Source code of charts
----
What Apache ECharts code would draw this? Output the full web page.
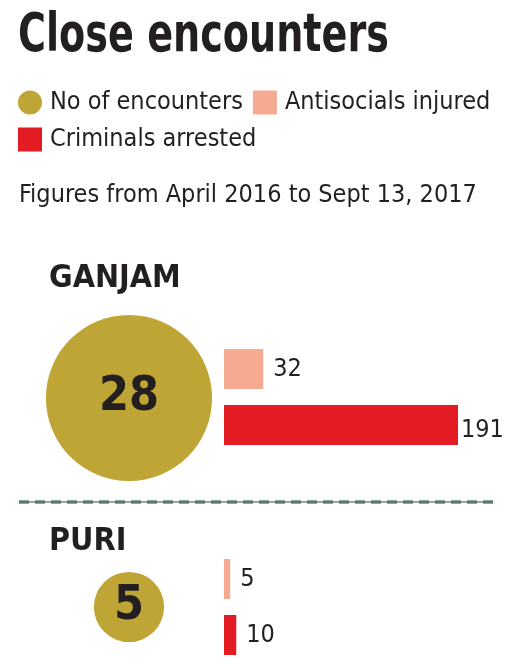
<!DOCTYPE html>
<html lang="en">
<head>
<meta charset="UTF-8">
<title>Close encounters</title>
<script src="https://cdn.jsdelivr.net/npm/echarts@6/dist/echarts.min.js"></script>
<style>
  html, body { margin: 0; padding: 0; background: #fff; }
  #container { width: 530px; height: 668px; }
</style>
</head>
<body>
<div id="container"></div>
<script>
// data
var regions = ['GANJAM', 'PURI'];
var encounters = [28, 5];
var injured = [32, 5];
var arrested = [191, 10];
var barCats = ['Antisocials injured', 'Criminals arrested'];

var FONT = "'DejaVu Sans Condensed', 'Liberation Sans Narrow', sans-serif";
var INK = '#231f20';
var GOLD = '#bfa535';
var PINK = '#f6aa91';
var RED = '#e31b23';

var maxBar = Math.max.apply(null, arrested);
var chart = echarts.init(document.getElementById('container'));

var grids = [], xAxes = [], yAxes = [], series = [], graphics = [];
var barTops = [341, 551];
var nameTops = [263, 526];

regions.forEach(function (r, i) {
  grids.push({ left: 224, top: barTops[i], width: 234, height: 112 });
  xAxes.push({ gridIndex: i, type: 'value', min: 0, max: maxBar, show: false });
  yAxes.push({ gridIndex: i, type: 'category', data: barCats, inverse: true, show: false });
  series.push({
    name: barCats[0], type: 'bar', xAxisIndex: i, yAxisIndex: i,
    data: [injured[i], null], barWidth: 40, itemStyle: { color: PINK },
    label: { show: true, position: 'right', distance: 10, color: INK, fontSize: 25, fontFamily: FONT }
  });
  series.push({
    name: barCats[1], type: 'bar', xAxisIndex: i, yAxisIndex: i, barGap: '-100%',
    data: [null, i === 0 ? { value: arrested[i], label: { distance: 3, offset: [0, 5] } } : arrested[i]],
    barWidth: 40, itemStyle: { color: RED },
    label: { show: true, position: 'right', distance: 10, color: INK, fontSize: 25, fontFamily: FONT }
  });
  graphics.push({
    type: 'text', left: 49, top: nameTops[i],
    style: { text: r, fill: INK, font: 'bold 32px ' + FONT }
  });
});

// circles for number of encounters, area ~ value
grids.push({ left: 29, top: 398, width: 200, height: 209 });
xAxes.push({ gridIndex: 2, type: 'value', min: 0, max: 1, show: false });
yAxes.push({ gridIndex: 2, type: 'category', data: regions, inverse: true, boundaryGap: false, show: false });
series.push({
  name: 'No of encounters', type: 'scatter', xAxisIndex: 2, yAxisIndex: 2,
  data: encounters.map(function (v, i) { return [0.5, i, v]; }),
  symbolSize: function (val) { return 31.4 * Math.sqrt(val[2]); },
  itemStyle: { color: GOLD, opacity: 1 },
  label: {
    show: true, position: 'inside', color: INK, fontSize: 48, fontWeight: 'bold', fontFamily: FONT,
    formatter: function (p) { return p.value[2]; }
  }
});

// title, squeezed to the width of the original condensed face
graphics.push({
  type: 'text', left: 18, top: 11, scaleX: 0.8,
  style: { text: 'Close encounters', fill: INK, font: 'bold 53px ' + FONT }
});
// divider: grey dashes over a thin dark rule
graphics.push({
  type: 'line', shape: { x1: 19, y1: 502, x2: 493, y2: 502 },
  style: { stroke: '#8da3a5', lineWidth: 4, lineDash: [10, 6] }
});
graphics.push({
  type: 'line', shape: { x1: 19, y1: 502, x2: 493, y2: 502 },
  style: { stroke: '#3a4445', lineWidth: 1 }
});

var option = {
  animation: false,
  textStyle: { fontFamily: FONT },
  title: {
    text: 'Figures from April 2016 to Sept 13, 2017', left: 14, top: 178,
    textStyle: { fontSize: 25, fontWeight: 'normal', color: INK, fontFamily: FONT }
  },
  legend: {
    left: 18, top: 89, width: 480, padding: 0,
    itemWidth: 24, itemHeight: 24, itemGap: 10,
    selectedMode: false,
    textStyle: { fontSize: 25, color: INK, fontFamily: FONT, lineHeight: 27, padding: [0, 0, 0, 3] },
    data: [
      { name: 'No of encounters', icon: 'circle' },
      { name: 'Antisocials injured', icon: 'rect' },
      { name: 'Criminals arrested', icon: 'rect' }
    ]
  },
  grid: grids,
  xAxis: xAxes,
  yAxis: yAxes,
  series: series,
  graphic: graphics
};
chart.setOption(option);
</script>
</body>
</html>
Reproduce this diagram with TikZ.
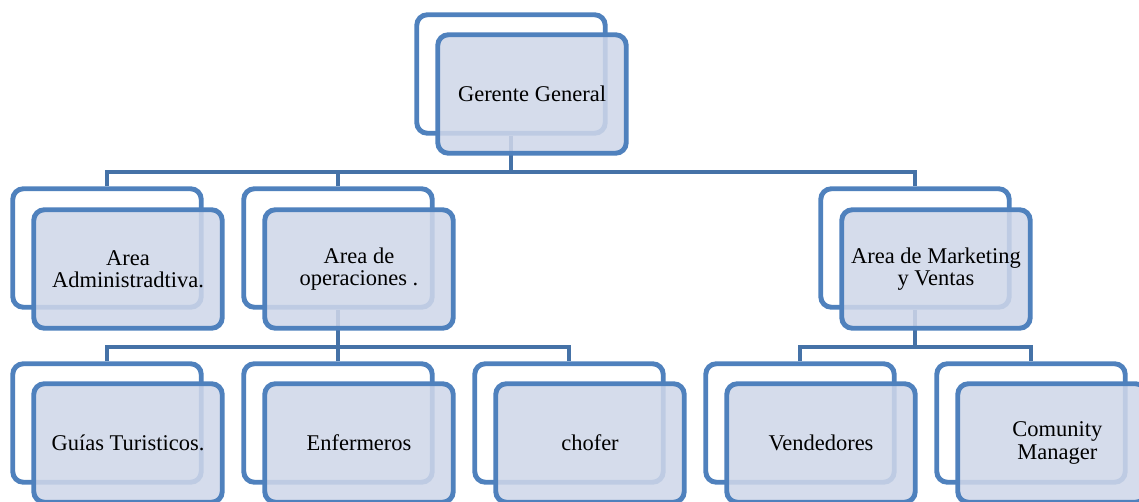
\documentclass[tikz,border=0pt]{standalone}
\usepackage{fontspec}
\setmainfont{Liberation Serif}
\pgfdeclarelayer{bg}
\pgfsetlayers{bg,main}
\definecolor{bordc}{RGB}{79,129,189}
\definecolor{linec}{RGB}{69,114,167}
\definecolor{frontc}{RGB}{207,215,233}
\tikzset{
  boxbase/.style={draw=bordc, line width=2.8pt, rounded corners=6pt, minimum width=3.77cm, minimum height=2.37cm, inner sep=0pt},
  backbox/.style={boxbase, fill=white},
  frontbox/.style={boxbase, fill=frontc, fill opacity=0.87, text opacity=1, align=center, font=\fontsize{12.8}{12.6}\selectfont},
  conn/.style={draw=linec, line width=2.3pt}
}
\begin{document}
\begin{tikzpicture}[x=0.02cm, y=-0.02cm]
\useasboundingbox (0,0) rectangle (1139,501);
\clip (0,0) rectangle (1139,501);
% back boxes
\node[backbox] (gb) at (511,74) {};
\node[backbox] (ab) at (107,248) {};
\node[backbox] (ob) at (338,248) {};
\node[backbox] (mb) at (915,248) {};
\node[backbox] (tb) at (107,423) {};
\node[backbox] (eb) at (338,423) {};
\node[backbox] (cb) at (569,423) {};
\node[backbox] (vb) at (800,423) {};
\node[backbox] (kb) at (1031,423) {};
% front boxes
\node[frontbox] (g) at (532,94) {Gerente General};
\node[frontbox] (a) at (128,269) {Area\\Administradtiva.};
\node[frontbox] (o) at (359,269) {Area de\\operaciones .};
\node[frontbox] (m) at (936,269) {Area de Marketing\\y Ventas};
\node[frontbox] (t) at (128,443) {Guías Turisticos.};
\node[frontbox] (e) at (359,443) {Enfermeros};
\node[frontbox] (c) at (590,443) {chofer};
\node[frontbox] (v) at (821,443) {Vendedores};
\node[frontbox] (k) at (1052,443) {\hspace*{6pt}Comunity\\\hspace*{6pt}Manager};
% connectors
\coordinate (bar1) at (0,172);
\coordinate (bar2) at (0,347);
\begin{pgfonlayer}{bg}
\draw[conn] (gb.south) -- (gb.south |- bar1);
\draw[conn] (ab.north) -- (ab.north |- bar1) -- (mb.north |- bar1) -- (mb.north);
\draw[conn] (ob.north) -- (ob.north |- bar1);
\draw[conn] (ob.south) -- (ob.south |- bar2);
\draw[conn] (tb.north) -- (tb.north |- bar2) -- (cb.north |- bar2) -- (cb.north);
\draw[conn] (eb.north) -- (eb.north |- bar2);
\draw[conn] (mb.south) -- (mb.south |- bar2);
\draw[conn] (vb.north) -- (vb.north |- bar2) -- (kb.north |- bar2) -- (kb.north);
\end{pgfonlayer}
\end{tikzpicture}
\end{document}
----
Short exercise
Extract all the entries word for word; omit any pictures.

Answer
What Apache ECharts code would draw this? Output the full web page.
<!DOCTYPE html>
<html lang="en">
<head>
<meta charset="UTF-8">
<title>Close encounters</title>
<script src="https://cdn.jsdelivr.net/npm/echarts@6/dist/echarts.min.js"></script>
<style>
  html, body { margin: 0; padding: 0; background: #fff; }
  #container { width: 530px; height: 668px; }
</style>
</head>
<body>
<div id="container"></div>
<script>
// data
var regions = ['GANJAM', 'PURI'];
var encounters = [28, 5];
var injured = [32, 5];
var arrested = [191, 10];
var barCats = ['Antisocials injured', 'Criminals arrested'];

var FONT = "'DejaVu Sans Condensed', 'Liberation Sans Narrow', sans-serif";
var INK = '#231f20';
var GOLD = '#bfa535';
var PINK = '#f6aa91';
var RED = '#e31b23';

var maxBar = Math.max.apply(null, arrested);
var chart = echarts.init(document.getElementById('container'));

var grids = [], xAxes = [], yAxes = [], series = [], graphics = [];
var barTops = [341, 551];
var nameTops = [263, 526];

regions.forEach(function (r, i) {
  grids.push({ left: 224, top: barTops[i], width: 234, height: 112 });
  xAxes.push({ gridIndex: i, type: 'value', min: 0, max: maxBar, show: false });
  yAxes.push({ gridIndex: i, type: 'category', data: barCats, inverse: true, show: false });
  series.push({
    name: barCats[0], type: 'bar', xAxisIndex: i, yAxisIndex: i,
    data: [injured[i], null], barWidth: 40, itemStyle: { color: PINK },
    label: { show: true, position: 'right', distance: 10, color: INK, fontSize: 25, fontFamily: FONT }
  });
  series.push({
    name: barCats[1], type: 'bar', xAxisIndex: i, yAxisIndex: i, barGap: '-100%',
    data: [null, i === 0 ? { value: arrested[i], label: { distance: 3, offset: [0, 5] } } : arrested[i]],
    barWidth: 40, itemStyle: { color: RED },
    label: { show: true, position: 'right', distance: 10, color: INK, fontSize: 25, fontFamily: FONT }
  });
  graphics.push({
    type: 'text', left: 49, top: nameTops[i],
    style: { text: r, fill: INK, font: 'bold 32px ' + FONT }
  });
});

// circles for number of encounters, area ~ value
grids.push({ left: 29, top: 398, width: 200, height: 209 });
xAxes.push({ gridIndex: 2, type: 'value', min: 0, max: 1, show: false });
yAxes.push({ gridIndex: 2, type: 'category', data: regions, inverse: true, boundaryGap: false, show: false });
series.push({
  name: 'No of encounters', type: 'scatter', xAxisIndex: 2, yAxisIndex: 2,
  data: encounters.map(function (v, i) { return [0.5, i, v]; }),
  symbolSize: function (val) { return 31.4 * Math.sqrt(val[2]); },
  itemStyle: { color: GOLD, opacity: 1 },
  label: {
    show: true, position: 'inside', color: INK, fontSize: 48, fontWeight: 'bold', fontFamily: FONT,
    formatter: function (p) { return p.value[2]; }
  }
});

// title, squeezed to the width of the original condensed face
graphics.push({
  type: 'text', left: 18, top: 11, scaleX: 0.8,
  style: { text: 'Close encounters', fill: INK, font: 'bold 53px ' + FONT }
});
// divider: grey dashes over a thin dark rule
graphics.push({
  type: 'line', shape: { x1: 19, y1: 502, x2: 493, y2: 502 },
  style: { stroke: '#8da3a5', lineWidth: 4, lineDash: [10, 6] }
});
graphics.push({
  type: 'line', shape: { x1: 19, y1: 502, x2: 493, y2: 502 },
  style: { stroke: '#3a4445', lineWidth: 1 }
});

var option = {
  animation: false,
  textStyle: { fontFamily: FONT },
  title: {
    text: 'Figures from April 2016 to Sept 13, 2017', left: 14, top: 178,
    textStyle: { fontSize: 25, fontWeight: 'normal', color: INK, fontFamily: FONT }
  },
  legend: {
    left: 18, top: 89, width: 480, padding: 0,
    itemWidth: 24, itemHeight: 24, itemGap: 10,
    selectedMode: false,
    textStyle: { fontSize: 25, color: INK, fontFamily: FONT, lineHeight: 27, padding: [0, 0, 0, 3] },
    data: [
      { name: 'No of encounters', icon: 'circle' },
      { name: 'Antisocials injured', icon: 'rect' },
      { name: 'Criminals arrested', icon: 'rect' }
    ]
  },
  grid: grids,
  xAxis: xAxes,
  yAxis: yAxes,
  series: series,
  graphic: graphics
};
chart.setOption(option);
</script>
</body>
</html>
Reproduce this diagram with TikZ.
\documentclass[tikz,border=0pt]{standalone}
\usepackage{fontspec}
\setmainfont{Liberation Serif}
\pgfdeclarelayer{bg}
\pgfsetlayers{bg,main}
\definecolor{bordc}{RGB}{79,129,189}
\definecolor{linec}{RGB}{69,114,167}
\definecolor{frontc}{RGB}{207,215,233}
\tikzset{
  boxbase/.style={draw=bordc, line width=2.8pt, rounded corners=6pt, minimum width=3.77cm, minimum height=2.37cm, inner sep=0pt},
  backbox/.style={boxbase, fill=white},
  frontbox/.style={boxbase, fill=frontc, fill opacity=0.87, text opacity=1, align=center, font=\fontsize{12.8}{12.6}\selectfont},
  conn/.style={draw=linec, line width=2.3pt}
}
\begin{document}
\begin{tikzpicture}[x=0.02cm, y=-0.02cm]
\useasboundingbox (0,0) rectangle (1139,501);
\clip (0,0) rectangle (1139,501);
% back boxes
\node[backbox] (gb) at (511,74) {};
\node[backbox] (ab) at (107,248) {};
\node[backbox] (ob) at (338,248) {};
\node[backbox] (mb) at (915,248) {};
\node[backbox] (tb) at (107,423) {};
\node[backbox] (eb) at (338,423) {};
\node[backbox] (cb) at (569,423) {};
\node[backbox] (vb) at (800,423) {};
\node[backbox] (kb) at (1031,423) {};
% front boxes
\node[frontbox] (g) at (532,94) {Gerente General};
\node[frontbox] (a) at (128,269) {Area\\Administradtiva.};
\node[frontbox] (o) at (359,269) {Area de\\operaciones .};
\node[frontbox] (m) at (936,269) {Area de Marketing\\y Ventas};
\node[frontbox] (t) at (128,443) {Guías Turisticos.};
\node[frontbox] (e) at (359,443) {Enfermeros};
\node[frontbox] (c) at (590,443) {chofer};
\node[frontbox] (v) at (821,443) {Vendedores};
\node[frontbox] (k) at (1052,443) {\hspace*{6pt}Comunity\\\hspace*{6pt}Manager};
% connectors
\coordinate (bar1) at (0,172);
\coordinate (bar2) at (0,347);
\begin{pgfonlayer}{bg}
\draw[conn] (gb.south) -- (gb.south |- bar1);
\draw[conn] (ab.north) -- (ab.north |- bar1) -- (mb.north |- bar1) -- (mb.north);
\draw[conn] (ob.north) -- (ob.north |- bar1);
\draw[conn] (ob.south) -- (ob.south |- bar2);
\draw[conn] (tb.north) -- (tb.north |- bar2) -- (cb.north |- bar2) -- (cb.north);
\draw[conn] (eb.north) -- (eb.north |- bar2);
\draw[conn] (mb.south) -- (mb.south |- bar2);
\draw[conn] (vb.north) -- (vb.north |- bar2) -- (kb.north |- bar2) -- (kb.north);
\end{pgfonlayer}
\end{tikzpicture}
\end{document}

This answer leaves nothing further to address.